Rate Schedule BCP-F8, Rate Order No. WAPA-150, effective October 1, 2010, through September 30, 2015, allows for an annual recalculation of the rates.[1] This notice sets forth the recalculated rates for FY 2012. Under Rate Schedule BCP-F8, the existing composite rate effective on October 1, 2010, was 19.73 mills per kilowatthour (mills/kWh). The base charge was $75,182,522, the energy rate was 9.86 mills/kWh, and the capacity rate was $1.90 per kilowattmonth (kW-month).

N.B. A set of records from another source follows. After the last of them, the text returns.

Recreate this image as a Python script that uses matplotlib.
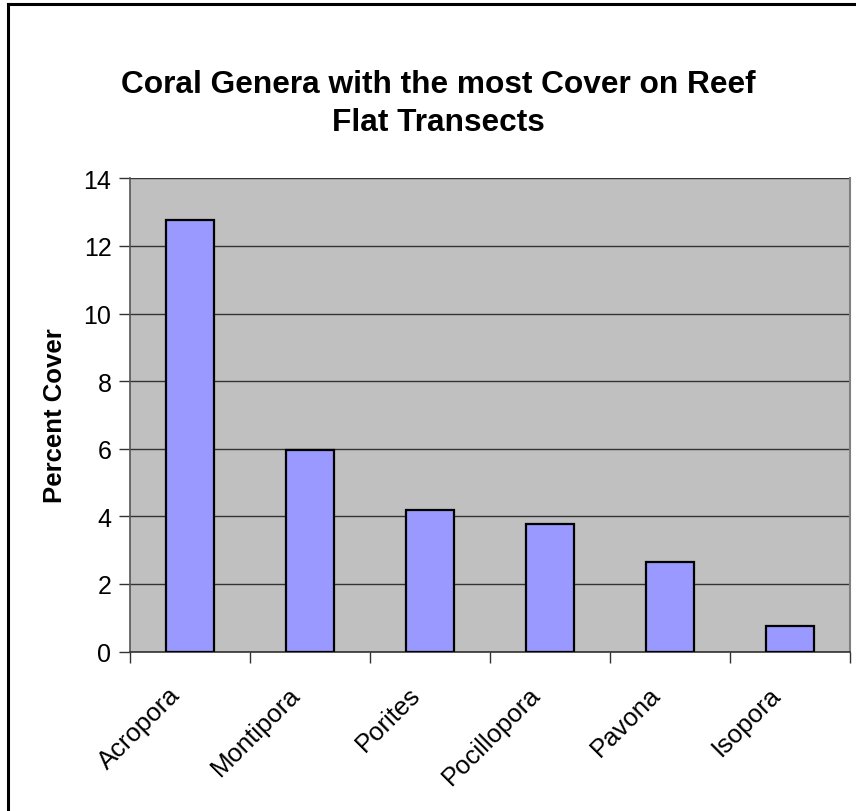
import matplotlib
matplotlib.use("Agg")
import matplotlib.pyplot as plt
from matplotlib.lines import Line2D

genera = ["Acropora", "Montipora", "Porites", "Pocillopora", "Pavona", "Isopora"]
percent_cover = [12.76, 5.96, 4.18, 3.78, 2.65, 0.76]
y_ticks = [0, 2, 4, 6, 8, 10, 12, 14]

plt.rcParams['font.family'] = ['Liberation Sans', 'DejaVu Sans']

fig = plt.figure(figsize=(8.56, 8.12), dpi=100)
W, H = 856, 812
ax = fig.add_axes([129.5 / W, 1 - 652.5 / H, (850 - 129.5) / W, (652.5 - 179.3) / H])
ax.set_facecolor('#c0c0c0')

x = list(range(len(genera)))
ax.bar(x, percent_cover, width=0.4, color='#9999ff', edgecolor='black', linewidth=1.6, zorder=3)

ax.set_xlim(-0.5, len(genera) - 0.5)
ax.set_ylim(0, 14)
ax.set_yticks(y_ticks)
ax.set_yticklabels([str(v) for v in y_ticks], fontsize=18)
ax.yaxis.grid(True, color='#333333', linewidth=1.0, zorder=1)
ax.set_axisbelow(True)

# category boundary ticks
ax.set_xticks([i - 0.5 for i in range(len(genera) + 1)])
ax.set_xticklabels([])
# category labels
for i, name in zip(x, genera):
    ax.annotate(name, xy=(i, 0), xycoords=('data', 'axes fraction'),
                xytext=(-13, -39), textcoords='offset pixels',
                rotation=45, ha='right', va='center', rotation_mode='anchor',
                fontsize=18.5, annotation_clip=False)
ax.tick_params(axis='x', length=8, width=1, color='#333333', direction='out')
ax.tick_params(axis='y', length=8, width=1, color='#333333', direction='out', pad=5)

ax.spines['top'].set_visible(False)
ax.spines['right'].set_color('#808080')
ax.spines['right'].set_linewidth(1.5)
ax.spines['left'].set_color('#555555')
ax.spines['bottom'].set_color('#333333')
ax.spines['left'].set_linewidth(1.2)
ax.spines['bottom'].set_linewidth(1.2)

ax.set_ylabel("Percent Cover", fontsize=18.5, fontweight='bold', labelpad=12)

fig.text(438 / W, 1 - 104 / H, "Coral Genera with the most Cover on Reef\nFlat Transects",
         ha='center', va='center', fontsize=22.8, fontweight='bold', linespacing=1.38)

# chart border (left and top edges visible)
fig.add_artist(Line2D([8.3 / W, 8.3 / W], [0, 1 - 5 / H], transform=fig.transFigure,
                      color='black', linewidth=2.2))
fig.add_artist(Line2D([8.3 / W, 1], [1 - 5 / H, 1 - 5 / H], transform=fig.transFigure,
                      color='black', linewidth=2.2))

fig.savefig("out.png", dpi=100, facecolor='white')
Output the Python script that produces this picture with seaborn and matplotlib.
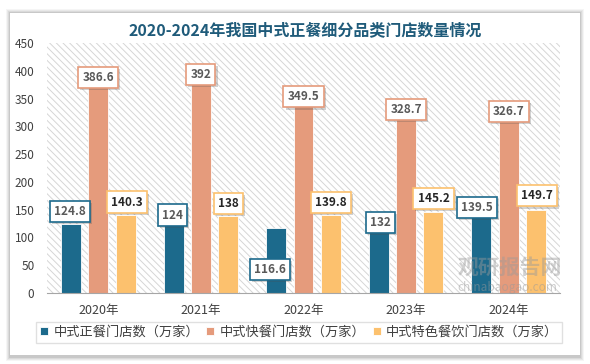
import pandas as pd
import matplotlib.pyplot as plt
import matplotlib.patheffects as pe
from matplotlib.patches import Rectangle
import seaborn as sns

years = ['2020年', '2021年', '2022年', '2023年', '2024年']
series = ['中式正餐门店数（万家）', '中式快餐门店数（万家）', '中式特色餐饮门店数（万家）']
zhengcan = [124.8, 124, 116.6, 132, 139.5]
kuaican = [386.6, 392, 349.5, 328.7, 326.7]
tese = [140.3, 138, 139.8, 145.2, 149.7]

colors = ['#1c6a8c', '#e59b7c', '#fcc16e']
text_colors = ['#595959', '#595959', '#262626']
# label offsets (pixels) from the top of each bar, per series
label_dy = [[12, 9, -41, -3, 8], [1, 1, 2, 1, 0], [13, 13, 13, 14, 14]]
label_dx = [[-1, -1, -6, 2, -4], [0, 0, 0, 0, 0], [1, 0, 0, 0, 1]]

df = pd.DataFrame({
    'year': years * 3,
    'series': [s for s in series for _ in years],
    'value': zhengcan + kuaican + tese,
})

sns.set_style('white')
plt.rcParams['font.family'] = ['Noto Sans CJK SC', 'DejaVu Sans']
plt.rcParams['hatch.color'] = '#d6d6d6'
plt.rcParams['hatch.linewidth'] = 0.7

fig = plt.figure(figsize=(5.9, 3.64), dpi=100)
fig.patch.set_facecolor('white')

# card with soft shadow
for i, a in enumerate([0.04, 0.05, 0.06, 0.08]):
    g = 4 - i
    fig.add_artist(Rectangle(((10 - g) / 590, (364 - 357 - g) / 364), (570 + 2 * g) / 590,
                             (344 + 2 * g) / 364, transform=fig.transFigure,
                             fc='black', ec='none', alpha=a, zorder=0))
fig.add_artist(Rectangle((10 / 590, 9 / 364), 570 / 590, 342 / 364,
                         transform=fig.transFigure, fc='white', ec='none', zorder=0.5))

ax = fig.add_axes([47 / 590, 71 / 364, 513 / 590, 250 / 364])
ax.set_zorder(1)
ax.patch.set_facecolor('white')
ax.patch.set_hatch('\\\\\\\\\\')
ax.patch.set_edgecolor('#d6d6d6')
ax.patch.set_linewidth(0)

sns.barplot(data=df, x='year', y='value', hue='series', palette=colors, saturation=1,
            width=0.8, gap=0.27, edgecolor='white', linewidth=0.6, ax=ax)

for k, cont in enumerate(ax.containers):
    for j, bar in enumerate(cont):
        h = bar.get_height()
        xc = bar.get_x() + bar.get_width() / 2
        t = ax.annotate(f'{h:g}', (xc, h), xytext=(label_dx[k][j], label_dy[k][j]),
                        textcoords='offset pixels', ha='center', va='center',
                        fontsize=8.5, fontweight='bold', color=text_colors[k],
                        bbox=dict(boxstyle='square,pad=0.35', fc='white',
                                  ec=colors[k], lw=1.2), zorder=5)
        t.get_bbox_patch().set_path_effects([
            pe.SimplePatchShadow(offset=(1.5, -1.5), alpha=0.25), pe.Normal()])

ax.set_ylim(0, 450)
ax.set_yticks(range(0, 451, 50))
ax.set_xlim(-0.5, 4.5)
ax.set_xlabel('')
ax.set_ylabel('')
ax.tick_params(axis='y', labelsize=8.5, colors='#404040', length=0, pad=9)
ax.tick_params(axis='x', labelsize=9, colors='#404040', length=0, pad=8)
for s in ['top', 'right', 'left']:
    ax.spines[s].set_visible(False)
ax.spines['bottom'].set_color('#a6a6a6')
ax.spines['bottom'].set_linewidth(0.8)

ax.legend(loc='upper left', bbox_to_anchor=(-0.021, -0.116, 1.025, 0), mode='expand',
          ncol=3, frameon=True, fontsize=9.5, handlelength=0.6, handleheight=0.6,
          handletextpad=0.4, borderpad=0.3, borderaxespad=0, edgecolor='#d9d9d9',
          fancybox=False, labelcolor='#404040')

fig.text(305 / 590, 1 - 30 / 364, '2020-2024年我国中式正餐细分品类门店数量情况',
         ha='center', va='center', fontsize=11.5, fontweight='bold', color='#1f5b7a')

# watermark
fig.text(510 / 590, 1 - 267 / 364, '观研报告网', ha='center', va='center', fontsize=15,
         fontweight='bold', color='#9a9a9a', alpha=0.45, zorder=6)
fig.text(507 / 590, 1 - 287 / 364, 'chinabaogao.com', ha='center', va='center', fontsize=8.5,
         color='#9a9a9a', alpha=0.5, zorder=6)

fig.savefig('out.png', dpi=100)
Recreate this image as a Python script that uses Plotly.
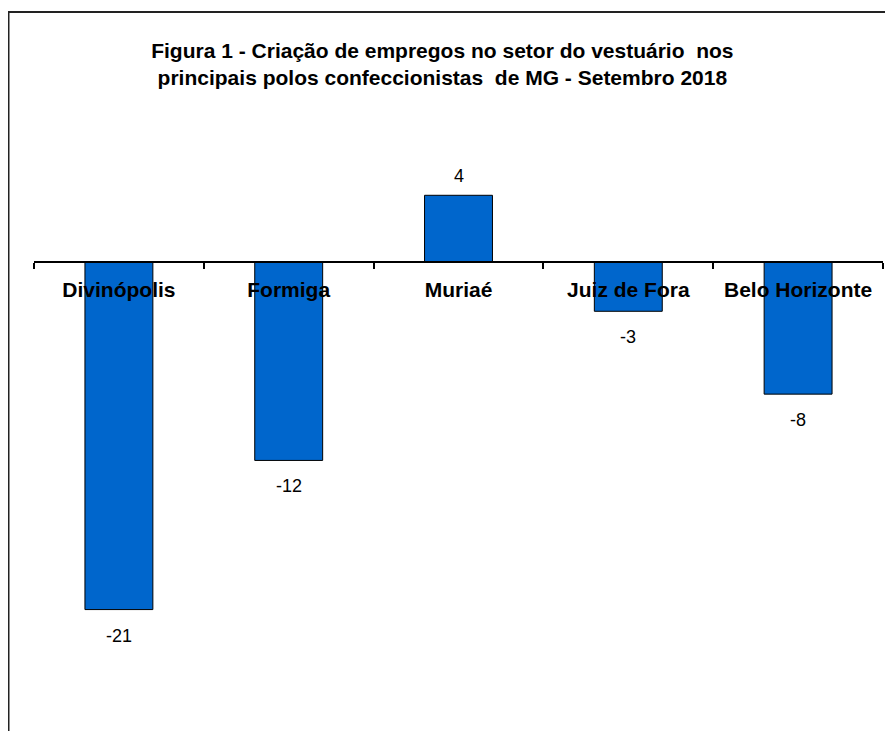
import plotly.graph_objects as go

categories = ["Divinópolis", "Formiga", "Muriaé", "Juiz de Fora", "Belo Horizonte"]
values = [-21, -12, 4, -3, -8]
title_lines = ["Figura 1 - Criação de empregos no setor do vestuário  nos",
               "principais polos confeccionistas  de MG - Setembro 2018"]

FONT = "Liberation Sans, Arial, sans-serif"
ymin, ymax = -27, 8
W, H = 885, 723
L, R, T, B = 26, 10, 121, 22
pw, ph = W - L - R, H - T - B

fig = go.Figure()
fig.add_trace(go.Bar(
    x=categories, y=values,
    marker=dict(color="#0066CC", line=dict(color="black", width=1)),
    width=0.4,
    hoverinfo="x+y",
))

annotations = []
for c, v in zip(categories, values):
    annotations.append(dict(
        x=c, y=v, xref="x", yref="y", text=str(v), showarrow=False,
        yanchor="middle", yshift=(19 if v >= 0 else -26),
        font=dict(family=FONT, size=18, color="black"),
    ))

fig.update_layout(
    width=W, height=H,
    margin=dict(l=L, r=R, t=T, b=B),
    paper_bgcolor="white", plot_bgcolor="white",
    showlegend=False,
    title=dict(
        text="<br>".join(title_lines),
        x=0.481, xanchor="center", xref="paper",
        y=(H - 49.5) / H, yanchor="middle", yref="container",
        font=dict(family=FONT, size=21, color="black", weight="bold"),
    ),
    annotations=annotations,
    xaxis=dict(
        anchor="free", position=(0 - ymin) / (ymax - ymin),
        showline=True, linecolor="black", linewidth=2,
        ticks="outside", tickson="boundaries", ticklen=6, tickcolor="black", tickwidth=1.5,
        ticklabelstandoff=9,
        tickfont=dict(family=FONT, size=21, color="black", weight="bold"),
        showgrid=False, zeroline=False, layer="above traces",
    ),
    yaxis=dict(range=[ymin, ymax], visible=False, showgrid=False, zeroline=False),
    shapes=[dict(
        type="rect", xref="paper", yref="paper",
        x0=(0.5 - L) / pw, x1=1.2, y0=-0.2, y1=(H - B - 4) / ph,
        line=dict(color="#222222", width=2), fillcolor="rgba(0,0,0,0)", layer="below",
    )],
)

fig.write_html("out.html")
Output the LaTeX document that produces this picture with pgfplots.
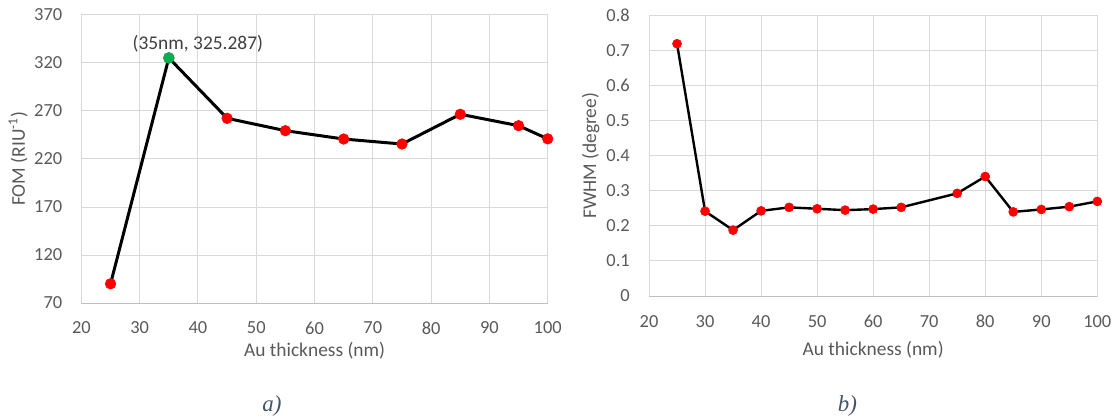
\documentclass[border=0pt]{standalone}
\usepackage{pgfplots}
\pgfplotsset{compat=1.18}
\usepackage{fontspec}
\setmainfont{Carlito}
\newfontfamily\capfont{Liberation Serif}
\definecolor{gridc}{HTML}{D9D9D9}
\definecolor{axc}{HTML}{BFBFBF}
\definecolor{txt}{HTML}{595959}
\definecolor{anno}{HTML}{404040}
\definecolor{capc}{HTML}{44546A}
\definecolor{mred}{HTML}{FF0000}
\definecolor{mgreen}{HTML}{00B050}
\pgfplotstableread{
x y
25 90
35 325.287
45 262.4
55 249.5
65 240.8
75 235.6
85 266.6
95 254.7
100 241.0
}\fomdata
\pgfplotstableread{
x y
25 0.720
30 0.242
35 0.188
40 0.243
45 0.253
50 0.249
55 0.245
60 0.248
65 0.253
75 0.293
80 0.341
85 0.240
90 0.247
95 0.255
100 0.270
}\fwhmdata
\pgfplotsset{
  common/.style={
    scale only axis,
    clip=false,
    anchor=south west,
    xmin=20, xmax=100,
    xtick={20,30,...,100},
    grid=major,
    major grid style={draw=gridc, line width=1bp},
    axis line style={draw=gridc, line width=1bp},
    major tick length=0pt,
    tick style={draw=none},
    /pgf/number format/assume math mode=true,
    ticklabel style={font=\fontsize{18.5}{21}\selectfont, text=txt},
    xticklabel style={anchor=center, yshift=-25bp},
    yticklabel style={anchor=east, inner sep=0pt, xshift=-19bp},
    label style={font=\fontsize{19.5}{22}\selectfont, text=txt},
    xlabel={Au thickness (nm)},
  }
}
\begin{document}
\begin{tikzpicture}[x=1bp,y=1bp]
\useasboundingbox (0,0) rectangle (1120,418);
\begin{axis}[common,
  at={(81.4bp,115bp)}, width=466.3bp, height=288bp,
  ymin=70, ymax=370, ytick={70,120,...,370},
  ylabel={FOM (RIU\textsuperscript{-1})},
  ylabel style={at={(axis description cs:-0.136,0.5)}, anchor=center},
  xlabel style={at={(axis description cs:0.5,-0.1656)}, anchor=center},
]
\draw[axc, line width=1bp] (rel axis cs:0,0) -- (rel axis cs:1,0);
\addplot[black, line width=3bp, mark=*, mark size=5.3bp,
  mark options={draw=mred, fill=mred, line width=0.6bp}] table[x=x,y=y] {\fomdata};
\addplot[only marks, mark=*, mark size=5.4bp,
  mark options={draw=mgreen, fill=mgreen, line width=0.6bp}]
  coordinates {(35,325.287)};
\node[font=\fontsize{19.5}{22}\selectfont, text=anno, xshift=29bp, yshift=14.5bp]
  at (axis cs:35,325.287) {(35nm, 325.287)};
\end{axis}
\begin{axis}[common,
  at={(649bp,122bp)}, width=448.3bp, height=280.3bp,
  ymin=0, ymax=0.8, ytick={0,0.1,...,0.8},
  yticklabel style={/pgf/number format/fixed, /pgf/number format/precision=1},
  ylabel={FWHM (degree)},
  ylabel style={at={(axis description cs:-0.130,0.5)}, anchor=center},
  xlabel style={at={(axis description cs:0.5,-0.1927)}, anchor=center},
  xticklabel style={yshift=-0.7bp},
]
\draw[axc, line width=1bp] (rel axis cs:0,0) -- (rel axis cs:1,0);
\addplot[black, line width=2.4bp, mark=*, mark size=4.5bp,
  mark options={draw=mred, fill=mred, line width=0.6bp}] table[x=x,y=y] {\fwhmdata};
\end{axis}
\node[font=\capfont\itshape\fontsize{23}{26}\selectfont, text=capc] at (272,12) {a)};
\node[font=\capfont\itshape\fontsize{23}{26}\selectfont, text=capc] at (847.5,12) {b)};
\end{tikzpicture}
\end{document}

The re-calculated rates for BCP electric service, effective October 1, 2011, will result in an overall composite rate of 21.11 mills/kWh. The proposed rates were calculated using the FY 2011 Final Master Schedule. This results in an increase of approximately 6.99 percent when compared with the existing BCP electric service composite rate. The increase is due to an increase in the annual revenue requirement. The Start Printed Page 56431FY 2012 base charge increased to $84,536,772. The major contributing factors to the base charge increase are the increases in annual operation and maintenance expenses and replacement costs. The FY 2012 energy rate of 10.56 mills/kWh is approximately a 7 percent increase from the existing energy rate of 9.86 mills/kWh. The increase in the energy rate is an outcome of the increase in the annual revenue requirement, caused by the previously mentioned increases in replacement costs and annual operating expenses. The FY 2012 capacity rate of $1.84/kW-month reflects a decrease of approximately 3.16 percent compared to the existing capacity rate of $1.90/kW-month. The decrease in the capacity rate is due to the increase in the annual capacity sales when compared with FY 2011. Although the revenue requirement for FY 2012 is increasing, the large projected increase in capacity results in a decrease to the capacity rate.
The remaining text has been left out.